GIVEN TASK:
Begin with the line holding "Write a Python", end with the line holding "fig.patch.set_facecolor('white')", and repeat every line in between exactly, without pictures.

RECORD EXCERPTS:
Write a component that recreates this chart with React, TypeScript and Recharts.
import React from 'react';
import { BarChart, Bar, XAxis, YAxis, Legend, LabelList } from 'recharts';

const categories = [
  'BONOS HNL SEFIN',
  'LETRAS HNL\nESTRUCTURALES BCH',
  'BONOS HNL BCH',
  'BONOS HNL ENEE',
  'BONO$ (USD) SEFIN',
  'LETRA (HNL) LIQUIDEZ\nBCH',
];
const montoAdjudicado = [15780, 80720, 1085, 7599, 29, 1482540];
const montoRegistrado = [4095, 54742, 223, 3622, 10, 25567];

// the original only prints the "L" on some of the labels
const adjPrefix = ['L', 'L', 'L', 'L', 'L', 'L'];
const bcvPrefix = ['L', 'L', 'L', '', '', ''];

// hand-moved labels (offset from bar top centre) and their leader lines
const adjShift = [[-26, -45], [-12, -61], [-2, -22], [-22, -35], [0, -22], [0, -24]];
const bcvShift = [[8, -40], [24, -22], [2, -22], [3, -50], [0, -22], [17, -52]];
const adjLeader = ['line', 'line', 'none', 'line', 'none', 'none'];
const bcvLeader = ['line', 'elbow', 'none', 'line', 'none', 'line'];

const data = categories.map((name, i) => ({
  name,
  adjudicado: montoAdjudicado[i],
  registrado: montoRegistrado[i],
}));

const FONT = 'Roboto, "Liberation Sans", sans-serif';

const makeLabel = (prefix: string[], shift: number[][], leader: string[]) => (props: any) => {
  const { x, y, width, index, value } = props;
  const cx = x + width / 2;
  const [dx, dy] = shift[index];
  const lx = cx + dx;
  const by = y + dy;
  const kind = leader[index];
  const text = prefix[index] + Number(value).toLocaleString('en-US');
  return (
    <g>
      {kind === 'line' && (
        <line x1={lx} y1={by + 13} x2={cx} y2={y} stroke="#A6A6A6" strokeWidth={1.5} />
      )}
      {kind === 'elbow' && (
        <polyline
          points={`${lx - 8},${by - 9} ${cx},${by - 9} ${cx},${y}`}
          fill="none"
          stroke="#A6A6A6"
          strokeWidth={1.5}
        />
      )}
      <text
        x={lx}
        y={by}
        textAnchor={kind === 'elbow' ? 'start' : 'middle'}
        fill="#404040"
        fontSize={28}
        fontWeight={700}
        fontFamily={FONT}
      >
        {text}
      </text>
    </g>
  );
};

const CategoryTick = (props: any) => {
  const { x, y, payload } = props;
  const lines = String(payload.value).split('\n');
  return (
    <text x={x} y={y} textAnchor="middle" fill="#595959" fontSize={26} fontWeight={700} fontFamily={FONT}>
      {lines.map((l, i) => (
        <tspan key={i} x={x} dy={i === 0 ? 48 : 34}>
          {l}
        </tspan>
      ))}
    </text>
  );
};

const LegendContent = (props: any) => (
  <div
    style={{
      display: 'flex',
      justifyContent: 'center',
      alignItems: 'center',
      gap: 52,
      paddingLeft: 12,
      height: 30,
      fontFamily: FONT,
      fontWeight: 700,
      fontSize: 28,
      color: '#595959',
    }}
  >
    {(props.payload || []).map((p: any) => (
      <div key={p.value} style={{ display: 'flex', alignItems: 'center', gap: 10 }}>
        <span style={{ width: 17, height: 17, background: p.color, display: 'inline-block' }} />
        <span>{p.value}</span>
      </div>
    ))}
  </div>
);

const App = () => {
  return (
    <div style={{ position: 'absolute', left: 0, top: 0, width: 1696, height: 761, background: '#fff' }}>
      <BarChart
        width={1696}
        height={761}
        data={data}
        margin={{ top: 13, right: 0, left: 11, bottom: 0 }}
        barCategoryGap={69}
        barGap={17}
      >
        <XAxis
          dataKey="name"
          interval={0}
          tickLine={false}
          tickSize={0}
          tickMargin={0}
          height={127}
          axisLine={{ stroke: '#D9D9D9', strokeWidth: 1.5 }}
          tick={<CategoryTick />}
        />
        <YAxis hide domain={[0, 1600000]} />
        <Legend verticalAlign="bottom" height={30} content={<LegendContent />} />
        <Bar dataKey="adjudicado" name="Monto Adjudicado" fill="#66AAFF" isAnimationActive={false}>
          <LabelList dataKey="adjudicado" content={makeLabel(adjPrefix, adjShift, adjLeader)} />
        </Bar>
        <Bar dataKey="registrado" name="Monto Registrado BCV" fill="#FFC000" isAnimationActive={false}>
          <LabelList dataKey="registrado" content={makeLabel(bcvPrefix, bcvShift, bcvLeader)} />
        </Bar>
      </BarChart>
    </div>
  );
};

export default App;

...

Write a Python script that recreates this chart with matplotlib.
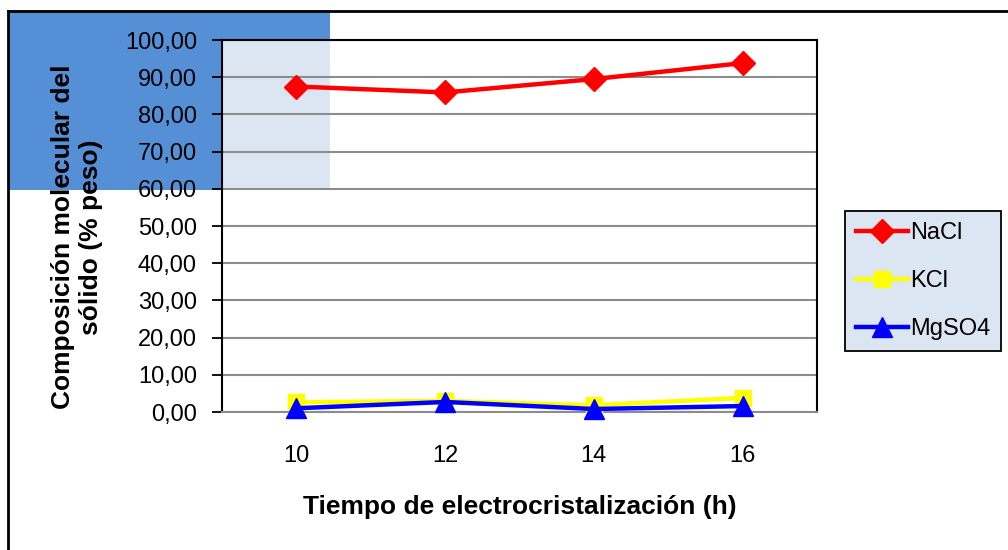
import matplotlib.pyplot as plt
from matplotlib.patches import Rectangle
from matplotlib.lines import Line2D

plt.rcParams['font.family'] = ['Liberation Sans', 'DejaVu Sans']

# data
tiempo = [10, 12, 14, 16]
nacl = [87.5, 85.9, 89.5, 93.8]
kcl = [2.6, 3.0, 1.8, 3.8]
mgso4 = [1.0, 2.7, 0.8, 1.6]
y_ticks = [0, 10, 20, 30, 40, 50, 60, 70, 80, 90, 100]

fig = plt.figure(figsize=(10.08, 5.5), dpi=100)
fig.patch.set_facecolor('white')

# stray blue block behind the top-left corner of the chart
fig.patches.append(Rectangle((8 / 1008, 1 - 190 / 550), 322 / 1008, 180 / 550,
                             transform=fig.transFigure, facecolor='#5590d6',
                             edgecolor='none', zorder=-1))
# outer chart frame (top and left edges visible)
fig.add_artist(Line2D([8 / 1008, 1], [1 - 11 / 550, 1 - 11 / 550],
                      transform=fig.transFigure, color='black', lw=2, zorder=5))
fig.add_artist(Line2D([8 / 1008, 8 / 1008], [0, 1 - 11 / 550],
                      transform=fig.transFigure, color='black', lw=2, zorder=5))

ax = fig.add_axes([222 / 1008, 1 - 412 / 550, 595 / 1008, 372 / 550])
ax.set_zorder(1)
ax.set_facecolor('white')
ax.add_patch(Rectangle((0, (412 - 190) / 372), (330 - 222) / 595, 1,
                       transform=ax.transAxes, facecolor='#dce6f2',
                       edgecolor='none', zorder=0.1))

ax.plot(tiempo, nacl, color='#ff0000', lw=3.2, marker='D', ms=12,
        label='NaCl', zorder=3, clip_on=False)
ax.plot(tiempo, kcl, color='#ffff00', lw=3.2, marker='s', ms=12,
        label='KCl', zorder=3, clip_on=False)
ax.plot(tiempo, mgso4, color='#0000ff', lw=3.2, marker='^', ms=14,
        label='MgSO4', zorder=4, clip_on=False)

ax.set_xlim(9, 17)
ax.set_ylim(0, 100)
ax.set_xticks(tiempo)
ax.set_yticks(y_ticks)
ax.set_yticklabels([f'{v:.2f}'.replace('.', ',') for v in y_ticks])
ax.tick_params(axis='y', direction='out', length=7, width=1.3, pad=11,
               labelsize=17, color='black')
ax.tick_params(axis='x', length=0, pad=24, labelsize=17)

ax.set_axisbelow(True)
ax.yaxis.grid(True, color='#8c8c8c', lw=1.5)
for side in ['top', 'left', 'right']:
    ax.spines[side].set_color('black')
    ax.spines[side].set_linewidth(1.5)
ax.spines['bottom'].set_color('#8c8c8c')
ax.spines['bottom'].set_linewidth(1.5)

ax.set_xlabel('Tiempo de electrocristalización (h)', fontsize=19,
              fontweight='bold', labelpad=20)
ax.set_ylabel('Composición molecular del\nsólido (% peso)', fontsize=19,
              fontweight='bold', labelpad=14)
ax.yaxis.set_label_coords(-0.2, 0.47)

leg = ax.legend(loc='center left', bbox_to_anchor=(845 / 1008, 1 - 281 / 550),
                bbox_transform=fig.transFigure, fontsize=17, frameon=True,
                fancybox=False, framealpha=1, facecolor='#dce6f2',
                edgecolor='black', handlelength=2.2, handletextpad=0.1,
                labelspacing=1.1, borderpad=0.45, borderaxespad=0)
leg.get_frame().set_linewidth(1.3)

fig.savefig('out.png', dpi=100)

TASK OUTPUT:
Write a Python script that recreates this chart with matplotlib.
import matplotlib.pyplot as plt
from matplotlib.patches import Rectangle
from matplotlib.lines import Line2D

plt.rcParams['font.family'] = ['Liberation Sans', 'DejaVu Sans']

# data
tiempo = [10, 12, 14, 16]
nacl = [87.5, 85.9, 89.5, 93.8]
kcl = [2.6, 3.0, 1.8, 3.8]
mgso4 = [1.0, 2.7, 0.8, 1.6]
y_ticks = [0, 10, 20, 30, 40, 50, 60, 70, 80, 90, 100]

fig = plt.figure(figsize=(10.08, 5.5), dpi=100)
fig.patch.set_facecolor('white')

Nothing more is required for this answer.